I barely felt any discomfort during the Laser Genesis process. I was more sensitive to vessel removal, however. The procedure around my nose and on my cheeks wasn’t bad, but inside, my nostrils stung — a lot. Luckily, it was over quickly. If you’re considering vessel removal, Bradley suggests avoiding alcohol for three days post-treatment to optimize results.
Full Face Laser Genesis: $250
Nose Vessel Removal: $200
Jet Peel Facial
With less pigmentation, clearer pores, and diminished vessels, the time had come to focus on hydration as I got closer to my wedding date. My skin was a lot brighter than it was starting out, but hydration was important to maximize radiance. Bradley began treating me with Jet Peel facials about two months before the big day. I started with one and then increased to weekly visits in the final three before my “I do’s.”
A Jet Peel isn’t your average facial. The celebrity-loved treatment is noninvasive and fully customizable (more on this later), penetrating 1.5mm into the skin to help plump fine lines. “A Jet Peel uses a jet stream of air delivering serums deep into the tissue,” Bradey explains. “I love it because it delivers ingredients deep underneath the skin, creating little microdroplets that absorb directly into the dermal tissue.”
The Jet Peel facial also incorporates lymphatic drainage, which helps with dark circles, puffiness, and sculpting the jawline. It also utilizes exfoliation to clean out the pores and brighten the skin. This is also where things can get customizable. “We can use different peels for different people, either using a glycolic acid 5% up to 16%,” Bradley says. “A Mandelic and BHA mix is also suitable for acne-prone skin.”

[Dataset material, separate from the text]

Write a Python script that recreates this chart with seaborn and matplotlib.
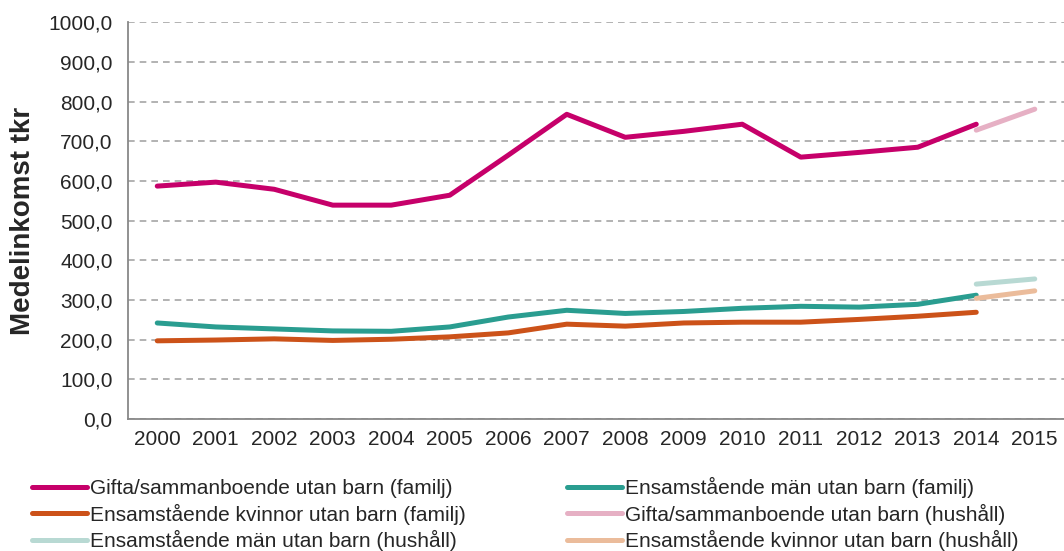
import matplotlib
matplotlib.use("Agg")
import matplotlib.pyplot as plt
import matplotlib.ticker as mticker
import seaborn as sns
import pandas as pd

years = list(range(2000, 2016))

gifta_familj = [587, 597, 579, 539, 539, 564, 665, 768, 710, 725, 743, 660, 672, 685, 743]
man_familj = [242, 232, 227, 222, 221, 232, 257, 274, 266, 271, 279, 284, 282, 289, 312]
kvinnor_familj = [197, 199, 202, 198, 201, 207, 217, 239, 234, 242, 244, 244, 251, 259, 269]
gifta_hushall = [728, 781]
man_hushall = [340, 353]
kvinnor_hushall = [304, 323]

series = [
    ("Gifta/sammanboende utan barn (familj)", years[:15], gifta_familj, "#C6006A"),
    ("Ensamstående män utan barn (familj)", years[:15], man_familj, "#2A9D90"),
    ("Ensamstående kvinnor utan barn (familj)", years[:15], kvinnor_familj, "#CC5219"),
    ("Gifta/sammanboende utan barn (hushåll)", years[14:], gifta_hushall, "#E6B0C4"),
    ("Ensamstående män utan barn (hushåll)", years[14:], man_hushall, "#B8D9D3"),
    ("Ensamstående kvinnor utan barn (hushåll)", years[14:], kvinnor_hushall, "#EBBC9B"),
]

sns.set_style("white")
plt.rcParams["font.family"] = ["Liberation Sans", "DejaVu Sans"]

fig = plt.figure(figsize=(10.64, 5.51), dpi=100)
ax = fig.add_axes([0.1203, 0.2396, 0.8797, 0.72])

for name, xs, ys, col in series:
    df = pd.DataFrame({"year": xs, "value": ys})
    sns.lineplot(data=df, x="year", y="value", ax=ax, color=col, linewidth=3.6,
                 label=name, solid_capstyle="round")

ax.set_xlim(1999.5, 2015.5)
ax.set_ylim(0, 1000)
ax.set_yticks(range(0, 1001, 100))
ax.yaxis.set_major_formatter(mticker.FuncFormatter(lambda v, p: f"{v:.1f}".replace(".", ",")))
ax.set_xticks(years)
ax.set_xticklabels([str(y) for y in years])
ax.set_xticks([y + 0.5 for y in years[:-1]], minor=True)
ax.tick_params(axis="x", which="major", length=0, pad=8, labelsize=15)
ax.tick_params(axis="x", which="minor", length=5, color="#888888", width=1.3)
ax.tick_params(axis="y", length=5, color="#888888", width=1.3, labelsize=15, pad=6)

ax.grid(axis="y", linestyle=(0, (4, 3)), color="#A6A6A6", linewidth=1.2)
ax.set_axisbelow(True)
for s in ["top", "right"]:
    ax.spines[s].set_visible(False)
for s in ["left", "bottom"]:
    ax.spines[s].set_color("#888888")
    ax.spines[s].set_linewidth(1.3)

ax.set_xlabel("")
ax.set_ylabel("Medelinkomst tkr", fontsize=20, fontweight="bold", labelpad=9)

handles, labels = ax.get_legend_handles_labels()
order = [0, 2, 4, 1, 3, 5]
ax.legend([handles[i] for i in order], [labels[i] for i in order],
          loc="upper left", bbox_to_anchor=(-0.1026, -0.146), ncol=2, frameon=False,
          fontsize=15, handlelength=2.65, handletextpad=0.15, columnspacing=4.85,
          labelspacing=0.27, borderaxespad=0, borderpad=0)

fig.savefig("out.png", dpi=100)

Infusion is another customization, which I had done using hyaluronic acid, stem cells, and ATX NAT, an Argireline peptide made of six amino acids with similar effects to Botox. “The infusion of ATX NAT is much safer on the skin and is great for reducing the appearance of deep wrinkles,” Bradley explains. “It’s a great thing to do before an event like a wedding.” While I did consider Botox (and TBH, still am), I was hesitant to try it so close to my wedding, having never done it before. “The ATX NAT is such a great way to provide softening of the wrinkles without the commitment of injectable Botox,” Bradley tells me.
After each treatment, I felt like I bathed in a pool of hyaluronic acid. To maximize the benefits after each treatment, I waited until the next day to rinse my face, letting the serums work their hardest by sleeping in them overnight. While I can’t say if the effects are quite the same as Botox, but I’d like to guess they’re close. I plan to keep the Jet Peel as part of my regimen during drier times or before significant events.
A smaller, though not insignificant piece of my wedding-skin puzzle was dermaplaning—a smoothing treatment using a scalpel-like razor to remove dead skin, hair, and impurities. “Dermaplaning before the wedding will help your makeup go on smoother and exfoliate the skin to make it brighter,” Bradley says.
While you can safely dermaplane at home with the proper tools, I left it to Bradley and had it done on three different occasions. Similar to my chemical peel, I found it satisfying to see the dead skin sloughed off and relished the baby-smooth feel that followed. Now that I’m more comfortable with the treatment, I’m open to trying it myself at home.
LAURA LAJINESS/ANNALEISA FRIEDNASH OF MERAKI PHOTO
I couldn’t be happier with my wedding skin. I now understand the benefits of curating a customized skincare plan with a professional. My biggest takeaway is: A single treatment won’t work magic, be it a laser treatment, chemical peel, or facial. Sure, there are benefits. But it takes several sessions — if not a combination of treatments — over time to see significant change. Patience and dedication are — by far — the most important requirements. And while routine visits become pricey, I believe that every treatment I tried was worth it, especially before a momentous occasion like a wedding. After all, there’s no better investment than feeling your absolute best.